Prayer Is for Sinners
“Lord, teach us to pray.” (Luke 11:1)
God answers the prayers of sinners, not perfect people. And you can become perfectly paralyzed in your praying if you do not focus on the cross and realize this.
I could show it from numerous Old Testament texts where God hears the cry of his sinful people, whose very sins had gotten them into the trouble from which they are crying for deliverance (for example, Psalm 38:4, 15; 40:12–13; 107:11–13). But let me show it from Luke 11 — in two ways:
In this version of the Lord’s Prayer (Luke 11:2–4), Jesus says, “When you pray, say . . . ” and then in verse 4 he includes this petition, “and forgive us our sins.” So, if you connect the beginning of the prayer with the middle, what he says is, “Whenever you pray, say . . . forgive us our sins.”
I take this to mean that this should be as much a part of all our praying as, “Hallowed be your name.” Which means that Jesus assumes that we need to seek forgiveness virtually every time we pray.
In other words, we are always sinners. Nothing we do is perfect. As Martin Luther said, on his deathbed, “We are beggars. This is true.” Even if we have achieved some measure of obedience before we pray, we always come to the Lord as sinners — all of us. And God does not turn away the prayers of sinners when they pray like this.
The second place we can see this is in Luke 11:13: “If you then, who are evil, know how to give good gifts to your children, how much more will the heavenly Father give the Holy Spirit to those who ask him!”
Jesus calls his disciples “evil.” Pretty strong language. And he did not mean that they were out of fellowship with him. He did not mean that their prayers could not be answered.
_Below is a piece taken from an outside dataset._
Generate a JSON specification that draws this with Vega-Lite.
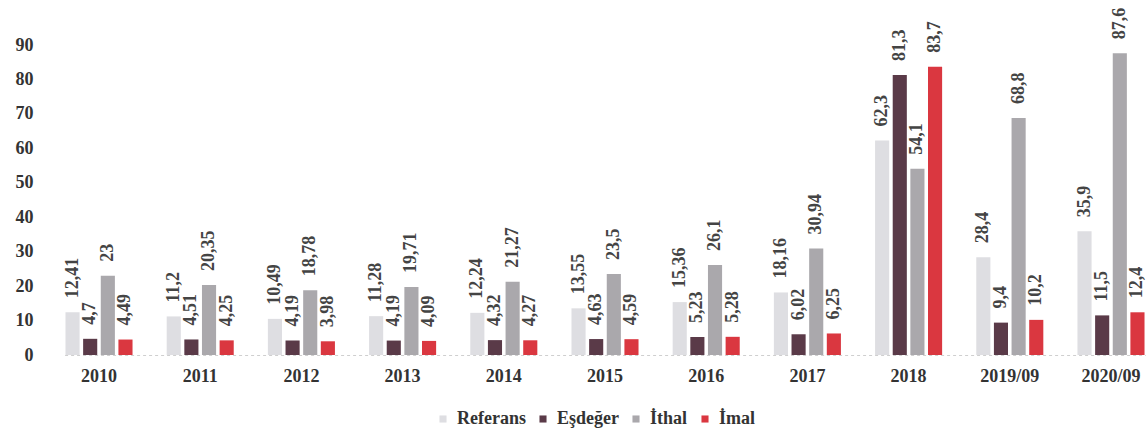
{
  "$schema": "https://vega.github.io/schema/vega-lite/v6.json",
  "width": 1105,
  "height": 310,
  "autosize": {"type": "none"},
  "padding": {"left": 42, "top": 45, "right": 0, "bottom": 74},
  "background": "white",
  "config": {
    "font": "Liberation Serif",
    "view": {"stroke": null},
    "axis": {"labelFont": "Liberation Serif", "labelFontWeight": "bold", "labelFontSize": 18, "labelColor": "#333333"}
  },
  "data": {
    "values": [
      {"year": "2010", "series": "Referans", "value": 12.41, "label": "12,41"},
      {"year": "2010", "series": "Eşdeğer", "value": 4.7, "label": "4,7"},
      {"year": "2010", "series": "İthal", "value": 23, "label": "23"},
      {"year": "2010", "series": "İmal", "value": 4.49, "label": "4,49"},
      {"year": "2011", "series": "Referans", "value": 11.2, "label": "11,2"},
      {"year": "2011", "series": "Eşdeğer", "value": 4.51, "label": "4,51"},
      {"year": "2011", "series": "İthal", "value": 20.35, "label": "20,35"},
      {"year": "2011", "series": "İmal", "value": 4.25, "label": "4,25"},
      {"year": "2012", "series": "Referans", "value": 10.49, "label": "10,49"},
      {"year": "2012", "series": "Eşdeğer", "value": 4.19, "label": "4,19"},
      {"year": "2012", "series": "İthal", "value": 18.78, "label": "18,78"},
      {"year": "2012", "series": "İmal", "value": 3.98, "label": "3,98"},
      {"year": "2013", "series": "Referans", "value": 11.28, "label": "11,28"},
      {"year": "2013", "series": "Eşdeğer", "value": 4.19, "label": "4,19"},
      {"year": "2013", "series": "İthal", "value": 19.71, "label": "19,71"},
      {"year": "2013", "series": "İmal", "value": 4.09, "label": "4,09"},
      {"year": "2014", "series": "Referans", "value": 12.24, "label": "12,24"},
      {"year": "2014", "series": "Eşdeğer", "value": 4.32, "label": "4,32"},
      {"year": "2014", "series": "İthal", "value": 21.27, "label": "21,27"},
      {"year": "2014", "series": "İmal", "value": 4.27, "label": "4,27"},
      {"year": "2015", "series": "Referans", "value": 13.55, "label": "13,55"},
      {"year": "2015", "series": "Eşdeğer", "value": 4.63, "label": "4,63"},
      {"year": "2015", "series": "İthal", "value": 23.5, "label": "23,5"},
      {"year": "2015", "series": "İmal", "value": 4.59, "label": "4,59"},
      {"year": "2016", "series": "Referans", "value": 15.36, "label": "15,36"},
      {"year": "2016", "series": "Eşdeğer", "value": 5.23, "label": "5,23"},
      {"year": "2016", "series": "İthal", "value": 26.1, "label": "26,1"},
      {"year": "2016", "series": "İmal", "value": 5.28, "label": "5,28"},
      {"year": "2017", "series": "Referans", "value": 18.16, "label": "18,16"},
      {"year": "2017", "series": "Eşdeğer", "value": 6.02, "label": "6,02"},
      {"year": "2017", "series": "İthal", "value": 30.94, "label": "30,94"},
      {"year": "2017", "series": "İmal", "value": 6.25, "label": "6,25"},
      {"year": "2018", "series": "Referans", "value": 62.3, "label": "62,3"},
      {"year": "2018", "series": "Eşdeğer", "value": 81.3, "label": "81,3"},
      {"year": "2018", "series": "İthal", "value": 54.1, "label": "54,1"},
      {"year": "2018", "series": "İmal", "value": 83.7, "label": "83,7"},
      {"year": "2019/09", "series": "Referans", "value": 28.4, "label": "28,4"},
      {"year": "2019/09", "series": "Eşdeğer", "value": 9.4, "label": "9,4"},
      {"year": "2019/09", "series": "İthal", "value": 68.8, "label": "68,8"},
      {"year": "2019/09", "series": "İmal", "value": 10.2, "label": "10,2"},
      {"year": "2020/09", "series": "Referans", "value": 35.9, "label": "35,9"},
      {"year": "2020/09", "series": "Eşdeğer", "value": 11.5, "label": "11,5"},
      {"year": "2020/09", "series": "İthal", "value": 87.6, "label": "87,6"},
      {"year": "2020/09", "series": "İmal", "value": 12.4, "label": "12,4"}
    ]
  },
  "encoding": {
    "x": {
      "field": "year", "type": "nominal", "sort": null,
      "scale": {"range": [22.6, 1103.4], "paddingInner": 0.32, "paddingOuter": 0},
      "axis": {"title": null, "labelAngle": 0, "ticks": false, "labelPadding": 12, "domainColor": "#cfcfcf", "domainDash": [3, 3], "domainWidth": 1}
    },
    "xOffset": {
      "field": "series", "type": "nominal", "sort": ["Referans", "Eşdeğer", "İthal", "İmal"],
      "scale": {"paddingInner": 0.2, "paddingOuter": 0.05}
    },
    "y": {
      "field": "value", "type": "quantitative",
      "scale": {"domain": [0, 90], "nice": false},
      "axis": {"title": null, "values": [0, 10, 20, 30, 40, 50, 60, 70, 80, 90], "grid": false, "domain": false, "ticks": false, "labelPadding": 9}
    }
  },
  "layer": [
    {
      "mark": {"type": "bar"},
      "encoding": {
        "color": {
          "field": "series", "type": "nominal",
          "sort": ["Referans", "Eşdeğer", "İthal", "İmal"],
          "scale": {"domain": ["Referans", "Eşdeğer", "İthal", "İmal"], "range": ["#dedee2", "#5a3a48", "#aaa8ac", "#da3740"]},
          "legend": {
            "title": null, "orient": "none", "direction": "horizontal",
            "legendX": 392, "legendY": 365,
            "symbolType": "square", "symbolSize": 50, "symbolStrokeWidth": 0,
            "labelFont": "Liberation Serif", "labelFontWeight": "bold", "labelFontSize": 18, "labelColor": "#333333",
            "labelOffset": 5, "columnPadding": 8, "padding": 0
          }
        }
      }
    },
    {
      "mark": {"type": "text", "angle": 270, "align": "left", "baseline": "middle", "dx": 14, "font": "Liberation Serif", "fontWeight": "bold", "fontSize": 18, "color": "#444444"},
      "encoding": {"text": {"field": "label"}}
    }
  ]
}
He meant that as long as this fallen age lasts, even his own disciples will have an evil bent that pollutes everything they do, but doesn’t keep them from doing much good as they rely on his grace and power.
We are simultaneously evil and redeemed. We are gradually overcoming our evil by the power of the Holy Spirit. But our native corruption is not obliterated by conversion.
We are sinners and we are beggars. And if we recognize this sin, renounce it, fight it, and cling to the cross of Christ as our hope, then God will hear us and answer our prayers.